What you are asked to do ▸ Leave out the images and repeat the listing below without a single change.

============================================================

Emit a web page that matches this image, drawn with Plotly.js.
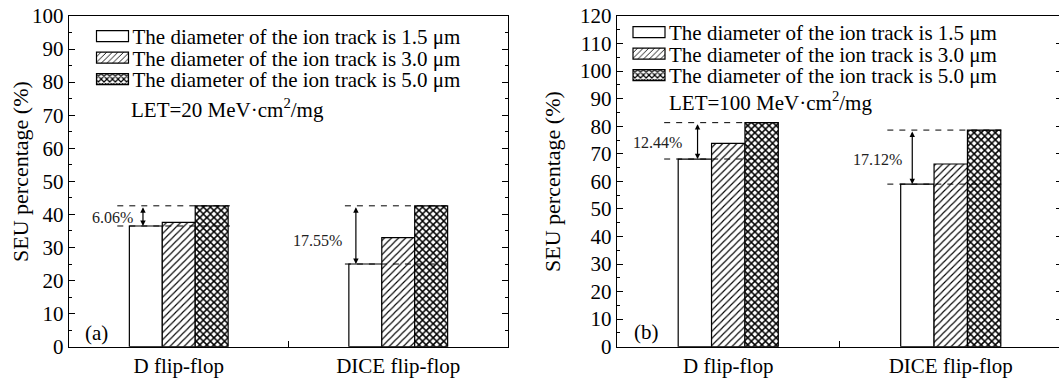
<!DOCTYPE html>
<html><head><meta charset="utf-8">
<script src="https://cdn.plot.ly/plotly-3.0.1.min.js"></script>
<style>html,body{margin:0;padding:0;overflow:hidden;background:#fff}#chart{width:1070px;height:378px}</style>
</head><body><div id="chart"></div>
<script>
// ---- data ----
const categories = ["D flip-flop", "DICE flip-flop"];
const seriesNames = [
  "The diameter of the ion track is 1.5 μm",
  "The diameter of the ion track is 3.0 μm",
  "The diameter of the ion track is 5.0 μm"
];
const let20_track15 = [36.5, 25.0];
const let20_track30 = [37.6, 33.0];
const let20_track50 = [42.6, 42.6];
const let100_track15 = [68.1, 59.0];
const let100_track30 = [73.8, 66.3];
const let100_track50 = [81.3, 78.6];
const diffLabels20 = ["6.06%", "17.55%"];
const diffLabels100 = ["12.44%", "17.12%"];
const panelLabels = ["(a)", "(b)"];
const letLabels = ["LET=20 MeV·cm<sup>2</sup>/mg", "LET=100 MeV·cm<sup>2</sup>/mg"];
const yTitle = "SEU percentage (%)";
const yMax = [100, 120];

// ---- styling ----
const W = 1070, H = 378;
const FONT = "Liberation Serif, Times New Roman, serif";
const patterns = [
  {shape: "", fgcolor: "#000", bgcolor: "#fff"},
  {shape: "/", fgcolor: "#000", bgcolor: "#fff", size: 5, solidity: 0.22},
  {shape: "x", fgcolor: "#000", bgcolor: "#fff", size: 5, solidity: 0.5}
];
const panels = [
  {xa: "x", ya: "y", leg: "legend", series: [let20_track15, let20_track30, let20_track50], diff: diffLabels20,
   dash0: [-0.28, -0.243], dash1: [0.233, 0.227], arrow: [-0.163, -0.193], lab: [-0.30, -0.368], labShift: [-2, -6]},
  {xa: "x2", ya: "y2", leg: "legend2", series: [let100_track15, let100_track30, let100_track50], diff: diffLabels100,
   dash0: [-0.288, -0.285], dash1: [0.225, 0.227], arrow: [-0.138, -0.173], lab: [-0.317, -0.331], labShift: [-2, -2]}
];

const traces = [];
const shapes = [];
const annotations = [];
panels.forEach((p, pi) => {
  p.series.forEach((vals, si) => {
    traces.push({
      type: "bar", x: categories, y: vals, name: seriesNames[si],
      xaxis: p.xa, yaxis: p.ya, legend: p.leg,
      marker: {color: "#fff", line: {color: "#000", width: 1.2}, pattern: patterns[si]},
      hoverinfo: "skip"
    });
  });
  const bottom = p.series[0], top = p.series[2];
  categories.forEach((c, i) => {
    [top[i], bottom[i]].forEach(v => {
      shapes.push({type: "line", xref: p.xa, yref: p.ya, x0: i + p.dash0[i], x1: i + p.dash1[i], y0: v, y1: v,
        line: {color: "#000", width: 1, dash: "6px,6px"}, layer: "above"});
    });
    annotations.push({xref: p.xa, yref: p.ya, axref: p.xa, ayref: p.ya,
      x: i + p.arrow[i], y: bottom[i], ax: i + p.arrow[i], ay: top[i], text: "",
      showarrow: true, arrowside: "end+start", arrowhead: 2, startarrowhead: 2, arrowsize: 0.9, startarrowsize: 0.9,
      arrowwidth: 1.2, arrowcolor: "#000"});
    annotations.push({xref: p.xa, yref: p.ya, x: i + p.lab[i], y: (top[i] + bottom[i]) / 2, yshift: p.labShift[i],
      text: p.diff[i], showarrow: false, font: {family: FONT, size: 16, color: "#222"}});
  });
});

const txt = (x, y, text, size, extra) => Object.assign({xref: "paper", yref: "paper", x: x / W, y: 1 - y / H,
  xanchor: "left", yanchor: "middle", text: text, showarrow: false,
  font: {family: FONT, size: size, color: "#000"}}, extra || {});
annotations.push(txt(83, 333, panelLabels[0], 21));
annotations.push(txt(632, 332, panelLabels[1], 21));
annotations.push(txt(129, 108, letLabels[0], 21));
annotations.push(txt(667, 102, letLabels[1], 21));
annotations.push(txt(20, 172, yTitle, 22, {xanchor: "center", textangle: -90}));
annotations.push(txt(553, 182, yTitle, 22, {xanchor: "center", textangle: -90}));

function yaxis(range, anchor) {
  return {
    anchor: anchor, range: range, domain: [1 - 346.7 / H, 1 - 16 / H], dtick: 10, ticks: "inside", ticklen: 6, tickwidth: 1,
    tickcolor: "#000", showline: true, linecolor: "#000", linewidth: 1.2, mirror: "ticks", showgrid: false,
    zeroline: false, fixedrange: true,
    minor: {dtick: 5, ticks: "inside", ticklen: 3, tickcolor: "#000", showgrid: false},
    tickfont: {family: FONT, size: 21, color: "#000"}
  };
}
function xaxis(dom, anchor) {
  return {domain: dom, anchor: anchor, type: "category", range: [-0.5, 1.5], tickson: "boundaries",
    ticks: "inside", ticklen: 6, tickcolor: "#000", showline: true, linecolor: "#000", linewidth: 1.2,
    mirror: true, showgrid: false, zeroline: false, fixedrange: true,
    tickfont: {family: FONT, size: 21, color: "#000"}};
}

const legendBase = {xanchor: "left", yanchor: "top", bgcolor: "rgba(0,0,0,0)", borderwidth: 0,
  font: {family: FONT, size: 21, color: "#000"}, itemwidth: 30, tracegroupgap: 0};

const layout = {
  width: W, height: H, margin: {l: 0, r: 0, t: 0, b: 0},
  paper_bgcolor: "#fff", plot_bgcolor: "#fff",
  barmode: "group", bargap: 0.55, bargroupgap: 0,
  xaxis: xaxis([69 / W, 508 / W], "y"),
  yaxis: yaxis([0, yMax[0]], "x"),
  xaxis2: xaxis([617 / W, 1062 / W], "y2"),
  yaxis2: yaxis([0, yMax[1]], "x2"),
  legend: Object.assign({x: 92.5 / W, y: 1 - 16 / H}, legendBase),
  legend2: Object.assign({x: 629 / W, y: 1 - 12 / H}, legendBase),
  shapes: shapes, annotations: annotations, showlegend: true
};

const ROW = 21.5;
Plotly.newPlot("chart", traces, layout, {staticPlot: true}).then(gd => {
  ["legend", "legend2"].forEach(cls => {
    const lg = gd.querySelector("g." + cls);
    if (!lg) return;
    const items = Array.from(lg.querySelectorAll("g.traces"));
    let y0 = null;
    items.forEach((it, k) => {
      const m = /translate\(\s*([-\d.]+)[ ,]+([-\d.]+)/.exec(it.getAttribute("transform") || "");
      const x = m ? parseFloat(m[1]) : 0;
      if (y0 === null) y0 = m ? parseFloat(m[2]) : 0;
      it.setAttribute("transform", "translate(" + x + "," + (y0 + k * ROW) + ")");
      it.querySelectorAll(".legendpoints path").forEach(p => p.setAttribute("d", "M-16,-5.5H16V5.5H-16Z"));
    });
  });
});
</script>
</body></html>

============================================================

Answer to this problem ▸
Emit a web page that matches this image, drawn with Plotly.js.
<!DOCTYPE html>
<html><head><meta charset="utf-8">
<script src="https://cdn.plot.ly/plotly-3.0.1.min.js"></script>
<style>html,body{margin:0;padding:0;overflow:hidden;background:#fff}#chart{width:1070px;height:378px}</style>
</head><body><div id="chart"></div>
<script>
// ---- data ----
const categories = ["D flip-flop", "DICE flip-flop"];
const seriesNames = [
  "The diameter of the ion track is 1.5 μm",
  "The diameter of the ion track is 3.0 μm",
  "The diameter of the ion track is 5.0 μm"
];
const let20_track15 = [36.5, 25.0];
const let20_track30 = [37.6, 33.0];
const let20_track50 = [42.6, 42.6];
const let100_track15 = [68.1, 59.0];
const let100_track30 = [73.8, 66.3];
const let100_track50 = [81.3, 78.6];
const diffLabels20 = ["6.06%", "17.55%"];
const diffLabels100 = ["12.44%", "17.12%"];
const panelLabels = ["(a)", "(b)"];
const letLabels = ["LET=20 MeV·cm<sup>2</sup>/mg", "LET=100 MeV·cm<sup>2</sup>/mg"];
const yTitle = "SEU percentage (%)";
const yMax = [100, 120];

// ---- styling ----
const W = 1070, H = 378;
const FONT = "Liberation Serif, Times New Roman, serif";
const patterns = [
  {shape: "", fgcolor: "#000", bgcolor: "#fff"},
  {shape: "/", fgcolor: "#000", bgcolor: "#fff", size: 5, solidity: 0.22},
  {shape: "x", fgcolor: "#000", bgcolor: "#fff", size: 5, solidity: 0.5}
];
const panels = [
  {xa: "x", ya: "y", leg: "legend", series: [let20_track15, let20_track30, let20_track50], diff: diffLabels20,
   dash0: [-0.28, -0.243], dash1: [0.233, 0.227], arrow: [-0.163, -0.193], lab: [-0.30, -0.368], labShift: [-2, -6]},
  {xa: "x2", ya: "y2", leg: "legend2", series: [let100_track15, let100_track30, let100_track50], diff: diffLabels100,
   dash0: [-0.288, -0.285], dash1: [0.225, 0.227], arrow: [-0.138, -0.173], lab: [-0.317, -0.331], labShift: [-2, -2]}
];

const traces = [];
const shapes = [];
const annotations = [];
panels.forEach((p, pi) => {
  p.series.forEach((vals, si) => {
    traces.push({
      type: "bar", x: categories, y: vals, name: seriesNames[si],
      xaxis: p.xa, yaxis: p.ya, legend: p.leg,
      marker: {color: "#fff", line: {color: "#000", width: 1.2}, pattern: patterns[si]},
      hoverinfo: "skip"
    });
  });
  const bottom = p.series[0], top = p.series[2];
  categories.forEach((c, i) => {
    [top[i], bottom[i]].forEach(v => {
      shapes.push({type: "line", xref: p.xa, yref: p.ya, x0: i + p.dash0[i], x1: i + p.dash1[i], y0: v, y1: v,
        line: {color: "#000", width: 1, dash: "6px,6px"}, layer: "above"});
    });
    annotations.push({xref: p.xa, yref: p.ya, axref: p.xa, ayref: p.ya,
      x: i + p.arrow[i], y: bottom[i], ax: i + p.arrow[i], ay: top[i], text: "",
      showarrow: true, arrowside: "end+start", arrowhead: 2, startarrowhead: 2, arrowsize: 0.9, startarrowsize: 0.9,
      arrowwidth: 1.2, arrowcolor: "#000"});
    annotations.push({xref: p.xa, yref: p.ya, x: i + p.lab[i], y: (top[i] + bottom[i]) / 2, yshift: p.labShift[i],
      text: p.diff[i], showarrow: false, font: {family: FONT, size: 16, color: "#222"}});
  });
});

const txt = (x, y, text, size, extra) => Object.assign({xref: "paper", yref: "paper", x: x / W, y: 1 - y / H,
  xanchor: "left", yanchor: "middle", text: text, showarrow: false,
  font: {family: FONT, size: size, color: "#000"}}, extra || {});
annotations.push(txt(83, 333, panelLabels[0], 21));
annotations.push(txt(632, 332, panelLabels[1], 21));
annotations.push(txt(129, 108, letLabels[0], 21));
annotations.push(txt(667, 102, letLabels[1], 21));
annotations.push(txt(20, 172, yTitle, 22, {xanchor: "center", textangle: -90}));
annotations.push(txt(553, 182, yTitle, 22, {xanchor: "center", textangle: -90}));

function yaxis(range, anchor) {
  return {
    anchor: anchor, range: range, domain: [1 - 346.7 / H, 1 - 16 / H], dtick: 10, ticks: "inside", ticklen: 6, tickwidth: 1,
    tickcolor: "#000", showline: true, linecolor: "#000", linewidth: 1.2, mirror: "ticks", showgrid: false,
    zeroline: false, fixedrange: true,
    minor: {dtick: 5, ticks: "inside", ticklen: 3, tickcolor: "#000", showgrid: false},
    tickfont: {family: FONT, size: 21, color: "#000"}
  };
}
function xaxis(dom, anchor) {
  return {domain: dom, anchor: anchor, type: "category", range: [-0.5, 1.5], tickson: "boundaries",
    ticks: "inside", ticklen: 6, tickcolor: "#000", showline: true, linecolor: "#000", linewidth: 1.2,
    mirror: true, showgrid: false, zeroline: false, fixedrange: true,
    tickfont: {family: FONT, size: 21, color: "#000"}};
}

const legendBase = {xanchor: "left", yanchor: "top", bgcolor: "rgba(0,0,0,0)", borderwidth: 0,
  font: {family: FONT, size: 21, color: "#000"}, itemwidth: 30, tracegroupgap: 0};

const layout = {
  width: W, height: H, margin: {l: 0, r: 0, t: 0, b: 0},
  paper_bgcolor: "#fff", plot_bgcolor: "#fff",
  barmode: "group", bargap: 0.55, bargroupgap: 0,
  xaxis: xaxis([69 / W, 508 / W], "y"),
  yaxis: yaxis([0, yMax[0]], "x"),
  xaxis2: xaxis([617 / W, 1062 / W], "y2"),
  yaxis2: yaxis([0, yMax[1]], "x2"),
  legend: Object.assign({x: 92.5 / W, y: 1 - 16 / H}, legendBase),
  legend2: Object.assign({x: 629 / W, y: 1 - 12 / H}, legendBase),
  shapes: shapes, annotations: annotations, showlegend: true
};

const ROW = 21.5;
Plotly.newPlot("chart", traces, layout, {staticPlot: true}).then(gd => {
  ["legend", "legend2"].forEach(cls => {
    const lg = gd.querySelector("g." + cls);
    if (!lg) return;
    const items = Array.from(lg.querySelectorAll("g.traces"));
    let y0 = null;
    items.forEach((it, k) => {
      const m = /translate\(\s*([-\d.]+)[ ,]+([-\d.]+)/.exec(it.getAttribute("transform") || "");
      const x = m ? parseFloat(m[1]) : 0;
      if (y0 === null) y0 = m ? parseFloat(m[2]) : 0;
      it.setAttribute("transform", "translate(" + x + "," + (y0 + k * ROW) + ")");
      it.querySelectorAll(".legendpoints path").forEach(p => p.setAttribute("d", "M-16,-5.5H16V5.5H-16Z"));
    });
  });
});
</script>
</body></html>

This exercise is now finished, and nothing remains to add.